Xidian University, China

  

Nannan Wang is a Professor and doctoral supervisor at Xidian University. He serves as the Associate Director of the State Key Laboratory of Integrated Services Networks. His recent research focuses on cross-domain image reconstruction and credible identity authentication, specifically including cross-domain image reconstruction (such as image translation, image synthesis and image restoration, etc.), object identification (such as face recognition, behavior recognition and person re-identification), and trustworthy machine learning (such as adversarial attacks and defenses with noisy samples and robust learning with noisy labels). He has over 200 publications in prominent international journals such as IEEE TPAMI, IJCV and conferences such as CVPR, ICCV, ICML, NeurIPS, etc. He has granted over 30 national invention patents, 7 of which have achieved patent technology transfer. He has three software copyright. His received several awards including the First Prize of Natural Science of Ministry of Education, the First Prize of Science and Technology of Shaanxi Province, the Second Prize of the Natural Science of Chinese Society of Image and Graphics, the Excellent Doctoral Dissertation of Chinese Association for Artificial Intelligence and the Excellent Doctoral Dissertation Award of Shaanxi Province, etc. He has led various research projects including the National Science Fund for Excellent Young Scholars of China, the Joint Funds Key Program, the General Program, the Youth Scientists Fund of the National Natural Science Foundation of China, as well as the sub-projects under the National Key Research and Development Program of China and the Joint Funds of Ministry of Education of China, etc. He served as Associate-Editor-in-Chief of the international journal "Visual Computer" and editor board member of “Neural Network”.
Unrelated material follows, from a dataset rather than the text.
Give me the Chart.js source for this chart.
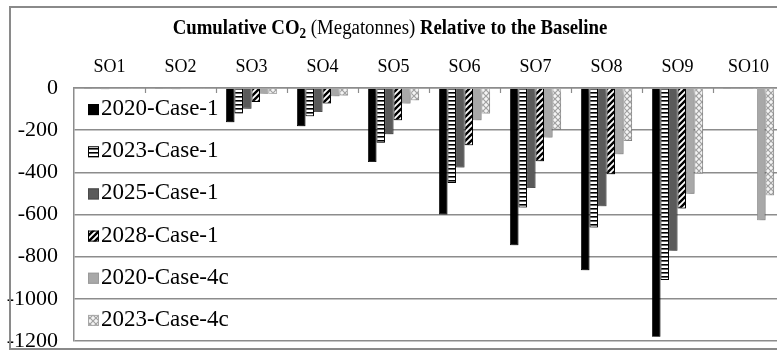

Speech Title: The Robustness of Deep Learning Models under Adversarial Environments


Abstract:

With the rapid development of artificial intelligence, deep learning models have shown excellent application value and broad development prospects in many fields. However, while deep learning models exhibit good performances, they are facing a serious challenge, i.e., the lack of robustness under adversarial environments. Deep learning models can be maliciously interfered by imperceptible adversarial noise and thus make significantly wrong decisions. The lack of adversarial robustness will cause serious potential security threats to deep learning-based intelligent systems. Therefore, it is of great significance to deeply understand the intrinsic properties of adversarial noise and study effective adversarial defense strategies to enhance the adversarial robustness, which will also bring opportunities for the development of next-generation trustworthy deep learning. This report will first introduce the major generation mechanism of adversarial noise and representative adversarial attack algorithms. Against the malicious interference of adversarial noise, this report will then present different adversarial defense strategies from the perspectives of adversarial training, pre-processing and post-processing, hoping to promote the development of robust deep learning and trustworthy artificial intelligence.